I also wanted to toy with the alchemy of darkness and viewing light as a counterpart of darkness rather than an opposite (which is a rigid dichotomy, if you really think about it). Lastly, I wanted to explore why symbols seem to be so universally important to almost every culture around the world—and try to understand them as higher forms of communication used to describe ideas that cannot be formulated into words as we conventionally utilize them. Of course, words are symbols and even this sentence is a symbol of whatever idea I’m trying to communicate and not necessarily the idea itself.

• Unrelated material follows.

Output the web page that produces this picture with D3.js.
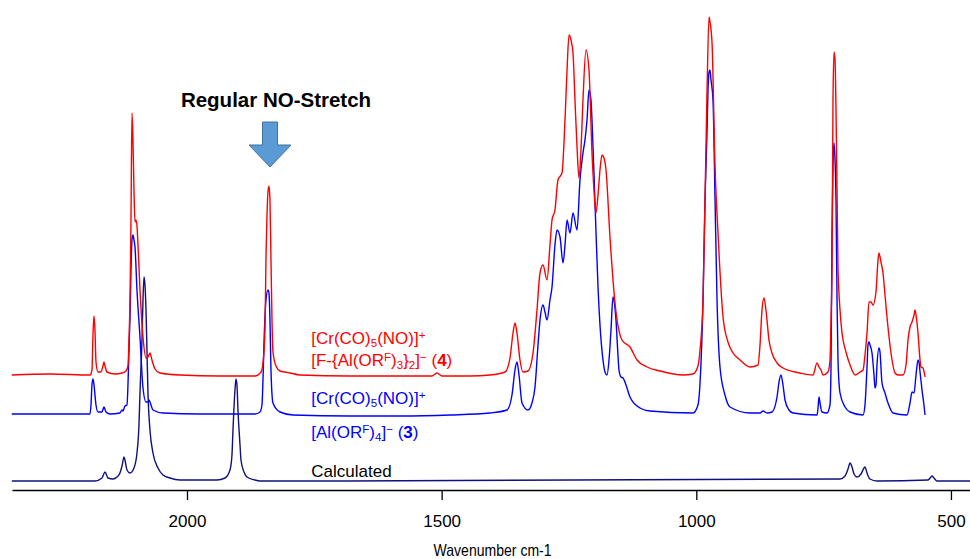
<!DOCTYPE html>
<html>
<head>
<meta charset="utf-8">
<script src="https://cdn.jsdelivr.net/npm/d3@7"></script>
<style>
  body { margin: 0; background: #fff; }
  svg { display: block; font-family: Arial, "Liberation Sans", sans-serif; }
</style>
</head>
<body>
<svg id="chart" width="970" height="559"></svg>
<script>
// spectra: [wavenumber cm-1, absorbance above own baseline]
const redSpectrum = [
  [2344,0],[2269,0.01],[2190.5,0],[2186.6,0.05],[2184.6,0.40],[2182.6,0.59],[2180.7,0.45],[2178.7,0.13],
  [2174.8,0.03],[2168.9,0.03],[2165,0.09],[2163,0.13],[2161,0.09],[2157.1,0.03],[2141.4,0.01],[2127.6,0.02],
  [2119.8,0.04],[2115.9,0.09],[2113.9,0.35],[2111.9,0.75],[2110,1.55],[2108,2.62],[2106.1,2.35],[2104.1,1.85],
  [2102.1,1.53],[2100.2,1.55],[2098.2,1.49],[2096.2,1.30],[2092.3,0.85],[2086.4,0.38],[2080.5,0.17],[2076.6,0.18],
  [2072.7,0.22],[2068.8,0.15],[2062.8,0.06],[2053,0.02],[2013.8,0],[1935.2,-0.01],[1866.5,-0.01],[1854.7,0.03],
  [1850.8,0.12],[1846.9,0.45],[1844.9,1.18],[1842.9,1.60],[1841,1.83],[1839,1.89],[1837.1,1.75],[1835.1,1.15],
  [1833.1,0.55],[1831.2,0.23],[1825.3,0.09],[1817.4,0.04],[1807.6,0.03],[1797.8,0.02],[1778.2,0],[1680,-0.01],
  [1581.8,-0.01],[1519,-0.01],[1509.2,0.02],[1499.3,-0.01],[1444.4,-0.01],[1405.1,0],[1375.6,0.03],[1365.8,0.17],
  [1359.9,0.42],[1356,0.52],[1352.1,0.42],[1346.2,0.15],[1340.3,0.03],[1330.5,0.04],[1320.6,0.22],[1312.8,0.65],
  [1306.9,1.02],[1301,1.10],[1293.1,0.95],[1287.3,1.30],[1283.3,1.55],[1277.5,1.65],[1271.6,1.95],[1263.7,2.02],
  [1257.8,2.55],[1253.8,3.05],[1249.9,3.40],[1246,3.35],[1242.1,3.22],[1238.2,2.75],[1234.2,2.28],[1230.3,1.97],
  [1226.4,2.25],[1222.5,2.75],[1216.6,3.25],[1210.7,3.05],[1204.8,2.22],[1200.9,1.85],[1197,1.62],[1193,1.80],
  [1189.1,2.05],[1185.2,2.20],[1181.2,2.17],[1177.3,2.05],[1169.5,1.38],[1159.6,0.72],[1145.9,0.35],[1130.2,0.28],
  [1116.4,0.15],[1096.8,0.08],[1071.3,0.04],[1026.1,0],[1006.5,0.01],[996.7,0.09],[992.7,0.25],[986.8,0.75],
  [982.9,1.75],[979,2.82],[975,3.58],[973.1,3.53],[969.1,3.32],[963.2,2.08],[957.4,1.42],[947.5,0.58],
  [937.8,0.33],[927.9,0.22],[914.2,0.15],[894.6,0.08],[878.9,0.10],[874.9,0.30],[871,0.65],[867.1,0.77],
  [863.2,0.65],[857.3,0.35],[851.4,0.22],[841.5,0.12],[829.8,0.07],[796.4,0.02],[770.9,0],[763,0.12],
  [759.1,0.08],[755.2,0.05],[751.2,0],[741.4,0.03],[737.5,0.15],[735.5,0.55],[733.5,1.08],[731.6,2.75],
  [729.6,3.23],[727.6,3.15],[725.7,2.65],[723.7,1.85],[721.8,1.08],[717.8,0.65],[713.9,0.42],[706.1,0.23],
  [698.1,0.10],[688.3,0],[678.6,0.03],[672.6,0.05],[668.8,0.20],[664.8,0.42],[660.9,0.73],[657,0.73],
  [653.1,0.70],[647.2,0.83],[643.2,1.15],[641.3,1.22],[637.4,1.13],[633.4,1.02],[629.5,0.80],[625.6,0.58],
  [619.7,0.30],[615.7,0.15],[609.8,0.02],[603.9,0],[594.2,0],[588.2,0.10],[584.3,0.35],[580.4,0.48],
  [576.4,0.53],[572.5,0.60],[570.6,0.65],[568.6,0.60],[564.7,0.42],[560.7,0.15],[558.8,0.08],[554.9,0.07],
  [550.9,-0.02]
];

const blueSpectrum = [
  [2344,0],[2269,0],[2190.5,0],[2188.5,0.09],[2186.6,0.29],[2184.6,0.35],[2182.6,0.29],[2178.7,0.09],
  [2174.8,0.02],[2167,0.02],[2163,0.07],[2159.1,0.02],[2151.2,0],[2131.6,0.01],[2127.6,0.04],[2125.7,0.03],
  [2121.8,0.08],[2117.8,0.09],[2115.9,0.29],[2113.9,0.64],[2111.9,0.97],[2110,1.44],[2108,1.74],[2106.1,1.79],
  [2104.1,1.74],[2102.1,1.67],[2098.2,1.24],[2092.3,0.77],[2086.4,0.26],[2080.5,0.12],[2076.6,0.12],[2074.6,0.14],
  [2070.7,0.09],[2066.8,0.04],[2047.1,0.01],[1974.5,0],[1866.5,0],[1856.7,0.02],[1852.8,0.09],[1850.8,0.34],
  [1848.8,0.71],[1844.9,1.14],[1841,1.24],[1839,1.21],[1837.1,0.94],[1835.1,0.44],[1831.2,0.11],[1817.4,0.02],
  [1791.9,-0.01],[1680,-0.02],[1581.8,-0.02],[1483.6,-0.01],[1405.1,0.01],[1371.7,0.04],[1361.9,0.19],[1356,0.44],
  [1352.1,0.52],[1348.1,0.39],[1342.2,0.11],[1330.5,0.04],[1322.6,0.11],[1316.7,0.27],[1310.8,0.69],[1306.9,0.94],
  [1301,1.09],[1297.1,1.02],[1293.1,0.94],[1287.3,1.14],[1283.3,1.27],[1277.5,1.69],[1273.5,1.84],[1267.6,1.77],
  [1261.7,1.51],[1257.8,1.69],[1253.8,1.94],[1248,1.81],[1242.1,2.01],[1234.2,1.84],[1228.4,2.34],[1222.5,2.61],
  [1218.6,2.74],[1214.6,2.94],[1210.7,3.24],[1206.8,3.14],[1204.8,2.94],[1198.9,2.11],[1193,1.27],[1189.1,0.89],
  [1183.2,0.54],[1179.3,0.42],[1175.3,0.39],[1171.4,0.54],[1167.5,0.84],[1163.6,1.17],[1161.6,1.14],[1157.7,0.94],
  [1153.8,0.59],[1151.8,0.44],[1147.8,0.37],[1143.9,0.36],[1138,0.29],[1130.2,0.17],[1110.5,0.06],[1090.9,0.03],
  [1006.5,0.01],[996.7,0.09],[992.7,0.31],[986.8,1.14],[982.9,2.14],[979,2.81],[977,3.24],[975,3.42],
  [973.1,3.44],[971.1,3.34],[967.2,3.14],[963.2,2.14],[959.3,1.14],[953.5,0.47],[943.7,0.19],[933.8,0.07],
  [894.6,0.01],[874.9,0.01],[869,0.03],[861.2,0.01],[851.4,0.02],[841.5,0.17],[837.6,0.32],[833.7,0.39],
  [829.8,0.29],[825.8,0.14],[818,0.04],[810.1,0.01],[763,-0.01],[761,0.06],[759.1,0.17],[757.1,0.11],
  [753.2,0.02],[743.4,0.01],[737.5,0.09],[735.5,0.47],[733.5,1.81],[731.6,2.49],[729.6,2.71],[727.6,2.54],
  [725.7,2.14],[723.7,1.14],[721.8,0.54],[717.8,0.21],[708,0.07],[698.1,0.02],[672.6,-0.01],[668.8,0.09],
  [664.8,0.47],[662.9,0.69],[660.9,0.72],[658.9,0.69],[655,0.61],[651.1,0.39],[649.1,0.26],[647.2,0.29],
  [645.2,0.49],[641.3,0.66],[639.3,0.62],[635.4,0.31],[629.5,0.21],[623.6,0.11],[613.8,0.01],[586.3,-0.01],
  [580.4,0.11],[576.4,0.22],[572.5,0.21],[568.6,0.39],[564.7,0.54],[562.8,0.52],[560.7,0.42],[556.8,0.24],
  [553,0.09],[550.9,-0.01]
];

const calcSpectrum = [
  [2344,0],[2180.7,0],[2166.9,0.03],[2161,0.09],[2155.1,0.03],[2145.3,0.02],[2137.5,0.04],[2131.6,0.08],
  [2127.6,0.15],[2123.7,0.24],[2121.8,0.21],[2117.8,0.11],[2111.9,0.08],[2104.1,0.13],[2098.2,0.28],[2094.3,0.56],
  [2092.3,0.88],[2088.4,1.41],[2086.4,1.81],[2084.4,2.04],[2082.5,1.96],[2080.5,1.71],[2078.6,1.31],[2076.6,0.88],
  [2072.7,0.51],[2066.8,0.28],[2057,0.13],[2047.1,0.06],[2033.4,0.03],[2013.8,0.01],[1941.1,0.01],[1925.4,0.03],
  [1915.6,0.11],[1911.7,0.26],[1909.7,0.51],[1905.8,0.91],[1903.8,1.02],[1901.9,0.96],[1899.9,0.71],[1895.9,0.36],
  [1894,0.21],[1888.1,0.09],[1882.2,0.04],[1866.5,0.01],[1856.7,0],[717.8,0.02],[708,0.05],[702.1,0.12],
  [698.1,0.18],[694.2,0.14],[690.3,0.07],[684.4,0.04],[676.6,0.07],[670.7,0.13],[668.8,0.14],[664.8,0.08],
  [658.9,0.02],[645.2,0],[545.1,0.01],[539.2,0.04],[537.2,0.05],[533.3,0.03],[527.4,0],[462.6,0]
];

const seriesNames = ["calc", "blue", "red"];
const seriesData = [calcSpectrum, blueSpectrum, redSpectrum];
const seriesOffsets = [0.09, 0.76, 1.15];
const seriesColors = ["#10107e", "#0000ff", "#ff0000"];

const xTicks = [2000, 1500, 1000, 500];

const width = 970, height = 559;
const svg = d3.select("#chart");

const x = d3.scaleLinear().domain([2343.6, 462.6]).range([12, 970]);
const y = d3.scaleLinear().domain([0, 4.8]).range([490, 10]);

// spectra
seriesData.forEach((data, i) => {
  const line = d3.line()
    .x(d => x(d[0]))
    .y(d => y(d[1] + seriesOffsets[i]))
    .curve(d3.curveMonotoneX);
  svg.append("path")
    .datum(data)
    .attr("class", "spec " + seriesNames[i])
    .attr("fill", "none")
    .attr("stroke", seriesColors[i])
    .attr("stroke-width", 1.4)
    .attr("stroke-linejoin", "round")
    .attr("d", line);
});

// x axis
const xAxis = svg.append("g")
  .attr("transform", `translate(0,${y(0)})`)
  .call(d3.axisBottom(x).tickValues(xTicks).tickFormat(d3.format("d"))
    .tickSize(10).tickSizeOuter(0).tickPadding(15));
xAxis.select(".domain").attr("stroke", "#000").attr("stroke-width", 1.6);
xAxis.selectAll(".tick line").attr("stroke", "#000").attr("stroke-width", 1.3);
xAxis.selectAll(".tick text")
  .attr("fill", "#000")
  .style("font-size", "17px")
  .style("font-family", "Arial, 'Liberation Sans', sans-serif");

svg.append("text")
  .attr("x", x(1400) - 59)
  .attr("y", 556)
  .attr("textLength", 118)
  .attr("lengthAdjust", "spacingAndGlyphs")
  .style("font-size", "17px")
  .text("Wavenumber cm-1");

// annotation: arrow + label
const arrowX = x(1837);
const arrow = d3.path();
arrow.moveTo(arrowX - 7.5, 122);
arrow.lineTo(arrowX + 7.5, 122);
arrow.lineTo(arrowX + 7.5, 145);
arrow.lineTo(arrowX + 21, 145);
arrow.lineTo(arrowX, 167);
arrow.lineTo(arrowX - 21, 145);
arrow.lineTo(arrowX - 7.5, 145);
arrow.closePath();
svg.append("path")
  .attr("d", arrow.toString())
  .attr("fill", "#5b9bd5")
  .attr("stroke", "#41719c")
  .attr("stroke-width", 1);

svg.append("text")
  .attr("x", arrowX + 6)
  .attr("y", 107)
  .attr("text-anchor", "middle")
  .style("font-size", "20.5px")
  .style("font-weight", "bold")
  .text("Regular NO-Stretch");

// compound labels built from pieces: [text, kind]
function richText(sel, parts, size) {
  parts.forEach(p => {
    const t = sel.append("tspan").text(p[0]);
    if (p[1] === "sub") t.style("font-size", (size * 0.68) + "px").attr("baseline-shift", "-25%");
    else if (p[1] === "sup") t.style("font-size", (size * 0.68) + "px").attr("baseline-shift", "45%");
    else if (p[1] === "bold") t.style("font-weight", "bold");
  });
}

const cationParts = [["[Cr(CO)"], ["5", "sub"], ["(NO)]"], ["+", "sup"]];
const anion4Parts = [["[F-{Al(OR"], ["F", "sup"], [")"], ["3", "sub"], ["}"], ["2", "sub"], ["]"], ["\u2212", "sup"], ["  ("], ["4", "bold"], [")"]];
const anion3Parts = [["[Al(OR"], ["F", "sup"], [")"], ["4", "sub"], ["]"], ["\u2212", "sup"], [" ("], ["3", "bold"], [")"]];

const labelX = x(1756);
const labels = [
  { parts: cationParts, y: 344, color: "#ff0000" },
  { parts: anion4Parts, y: 366, color: "#ff0000" },
  { parts: cationParts, y: 404, color: "#0000ff" },
  { parts: anion3Parts, y: 438, color: "#0000ff" }
];
labels.forEach(l => {
  const t = svg.append("text")
    .attr("x", labelX)
    .attr("y", l.y)
    .attr("fill", l.color)
    .style("font-size", "17px");
  richText(t, l.parts, 17);
});

svg.append("text")
  .attr("x", labelX)
  .attr("y", 477)
  .attr("fill", "#000")
  .style("font-size", "17px")
  .text("Calculated");
</script>
</body>
</html>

Most of everything we do can be perceived as a symbol of how we perceive and engage with the world around us—I suppose what I’m trying to say is that it’s not only about communicating with symbols or recognizing them, but rather, how we utilize the constant stream of patterns (or symbols) that enter our ether, as a lens through which we look at our own experiences in order to get a deeper understanding (going into the darkness). There are universal patterns, of course, because many of the things that have happened to me have probably happened to many others; the difference is how we discern those patterns because that is not something to take lightly or to engage with in a lazy manner. I’ve been guilty of this myself, but I try to be more conscious of it when I recognize the signs (it’s not easy); however, nothing that’s truly worth it is ever easy.

That’s all for now. Peace and blessings.